Objective → Starting from the top of the material, restate each line exactly until the line that contains "from bokeh.core.properties import value", which is also copied. Pictures are excluded.

══ Information provided ══

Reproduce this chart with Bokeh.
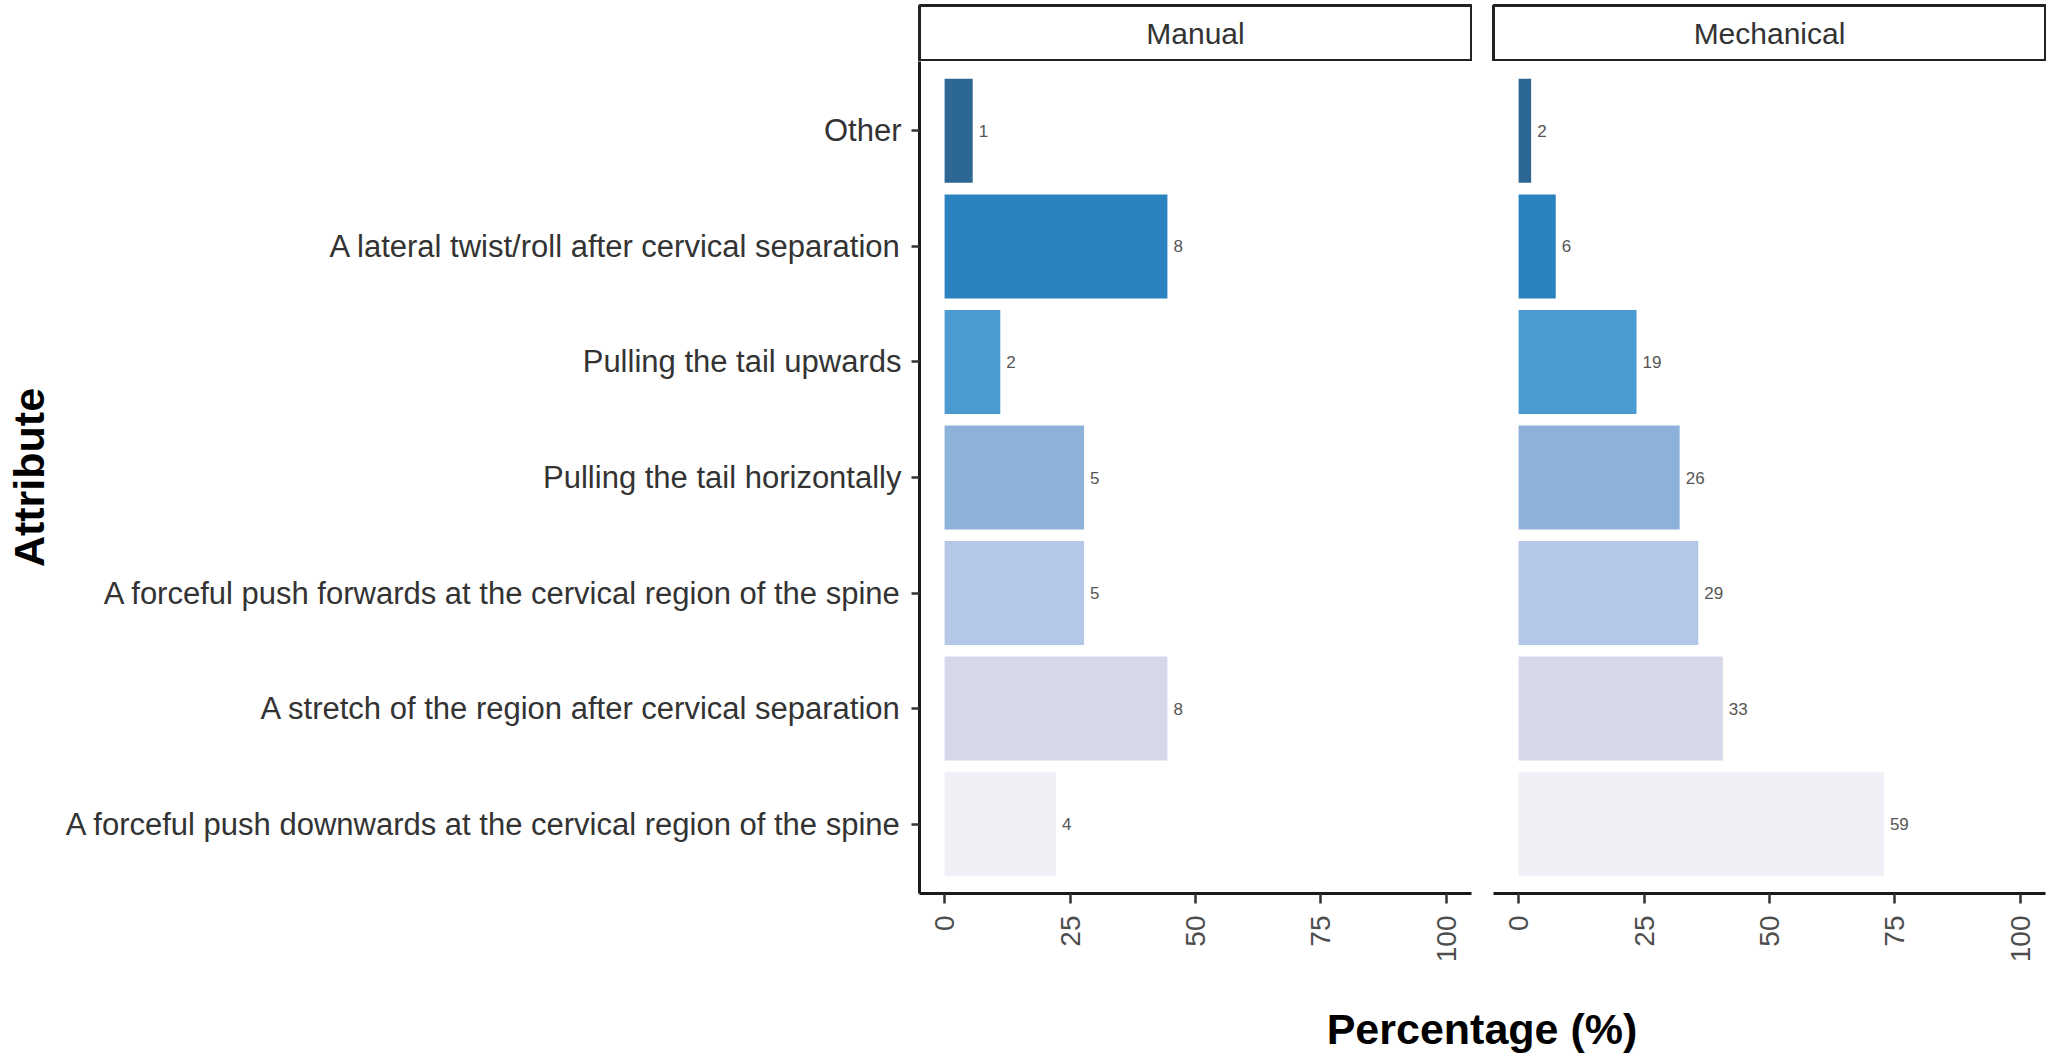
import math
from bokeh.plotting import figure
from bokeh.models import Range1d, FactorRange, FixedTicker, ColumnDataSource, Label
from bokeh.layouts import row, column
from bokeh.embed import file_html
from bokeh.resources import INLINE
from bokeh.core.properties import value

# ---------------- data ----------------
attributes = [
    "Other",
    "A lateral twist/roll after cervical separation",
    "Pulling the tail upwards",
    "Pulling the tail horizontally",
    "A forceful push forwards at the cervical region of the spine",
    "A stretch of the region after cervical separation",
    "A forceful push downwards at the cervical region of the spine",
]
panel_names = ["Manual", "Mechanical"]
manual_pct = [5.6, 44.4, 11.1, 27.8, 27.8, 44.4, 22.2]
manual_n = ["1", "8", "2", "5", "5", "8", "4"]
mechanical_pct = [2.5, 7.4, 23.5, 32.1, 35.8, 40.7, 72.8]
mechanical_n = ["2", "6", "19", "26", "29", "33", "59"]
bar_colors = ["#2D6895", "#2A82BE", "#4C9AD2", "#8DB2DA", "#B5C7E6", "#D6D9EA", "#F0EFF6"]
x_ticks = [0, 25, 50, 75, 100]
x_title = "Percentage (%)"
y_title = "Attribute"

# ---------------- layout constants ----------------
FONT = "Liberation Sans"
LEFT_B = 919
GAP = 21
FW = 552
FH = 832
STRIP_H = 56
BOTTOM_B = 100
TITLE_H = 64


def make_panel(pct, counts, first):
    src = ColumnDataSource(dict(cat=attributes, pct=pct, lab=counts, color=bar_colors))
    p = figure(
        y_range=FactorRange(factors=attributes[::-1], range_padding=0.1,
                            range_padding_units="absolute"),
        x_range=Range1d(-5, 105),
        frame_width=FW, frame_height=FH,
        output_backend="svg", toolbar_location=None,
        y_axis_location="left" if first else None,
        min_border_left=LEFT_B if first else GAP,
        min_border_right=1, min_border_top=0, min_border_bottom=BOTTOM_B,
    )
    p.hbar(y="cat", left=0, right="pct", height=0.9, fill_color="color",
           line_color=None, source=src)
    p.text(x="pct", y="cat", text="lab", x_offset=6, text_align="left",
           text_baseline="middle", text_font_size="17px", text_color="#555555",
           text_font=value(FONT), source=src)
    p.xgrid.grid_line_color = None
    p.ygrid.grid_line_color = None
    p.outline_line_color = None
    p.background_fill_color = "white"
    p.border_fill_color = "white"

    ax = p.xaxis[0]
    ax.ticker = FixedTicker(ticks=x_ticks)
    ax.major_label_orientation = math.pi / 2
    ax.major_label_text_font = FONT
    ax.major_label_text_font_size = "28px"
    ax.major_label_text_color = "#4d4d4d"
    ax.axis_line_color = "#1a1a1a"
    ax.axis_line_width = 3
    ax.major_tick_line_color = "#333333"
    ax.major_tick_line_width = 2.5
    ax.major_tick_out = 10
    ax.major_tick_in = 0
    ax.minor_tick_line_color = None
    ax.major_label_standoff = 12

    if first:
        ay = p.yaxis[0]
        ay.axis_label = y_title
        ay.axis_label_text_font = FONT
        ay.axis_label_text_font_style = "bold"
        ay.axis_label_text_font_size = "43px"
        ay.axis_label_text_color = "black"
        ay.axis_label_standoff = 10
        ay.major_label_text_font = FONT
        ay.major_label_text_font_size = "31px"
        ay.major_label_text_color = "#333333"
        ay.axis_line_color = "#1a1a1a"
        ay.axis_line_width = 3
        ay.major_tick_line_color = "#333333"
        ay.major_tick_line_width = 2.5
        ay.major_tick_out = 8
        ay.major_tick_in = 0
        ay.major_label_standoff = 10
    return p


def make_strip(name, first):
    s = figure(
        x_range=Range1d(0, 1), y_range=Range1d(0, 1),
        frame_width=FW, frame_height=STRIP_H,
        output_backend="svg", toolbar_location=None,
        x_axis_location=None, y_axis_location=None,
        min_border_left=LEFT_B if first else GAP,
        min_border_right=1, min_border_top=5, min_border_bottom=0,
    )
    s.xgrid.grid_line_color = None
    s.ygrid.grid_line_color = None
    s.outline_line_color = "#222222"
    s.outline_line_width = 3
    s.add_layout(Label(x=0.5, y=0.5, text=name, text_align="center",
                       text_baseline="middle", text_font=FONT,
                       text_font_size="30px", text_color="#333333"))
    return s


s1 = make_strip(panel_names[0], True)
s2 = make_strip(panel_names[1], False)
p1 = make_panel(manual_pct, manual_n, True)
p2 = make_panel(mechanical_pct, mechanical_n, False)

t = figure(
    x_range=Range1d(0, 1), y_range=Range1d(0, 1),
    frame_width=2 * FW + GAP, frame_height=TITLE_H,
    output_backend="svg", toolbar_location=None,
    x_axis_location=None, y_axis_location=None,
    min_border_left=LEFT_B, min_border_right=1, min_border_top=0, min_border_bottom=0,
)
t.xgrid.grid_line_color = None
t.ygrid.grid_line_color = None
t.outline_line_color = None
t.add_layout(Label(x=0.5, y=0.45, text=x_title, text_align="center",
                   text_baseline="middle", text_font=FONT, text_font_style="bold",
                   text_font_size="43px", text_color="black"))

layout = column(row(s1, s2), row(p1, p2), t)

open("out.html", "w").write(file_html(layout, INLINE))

═══

Exercise response →
Reproduce this chart with Bokeh.
import math
from bokeh.plotting import figure
from bokeh.models import Range1d, FactorRange, FixedTicker, ColumnDataSource, Label
from bokeh.layouts import row, column
from bokeh.embed import file_html
from bokeh.resources import INLINE
from bokeh.core.properties import value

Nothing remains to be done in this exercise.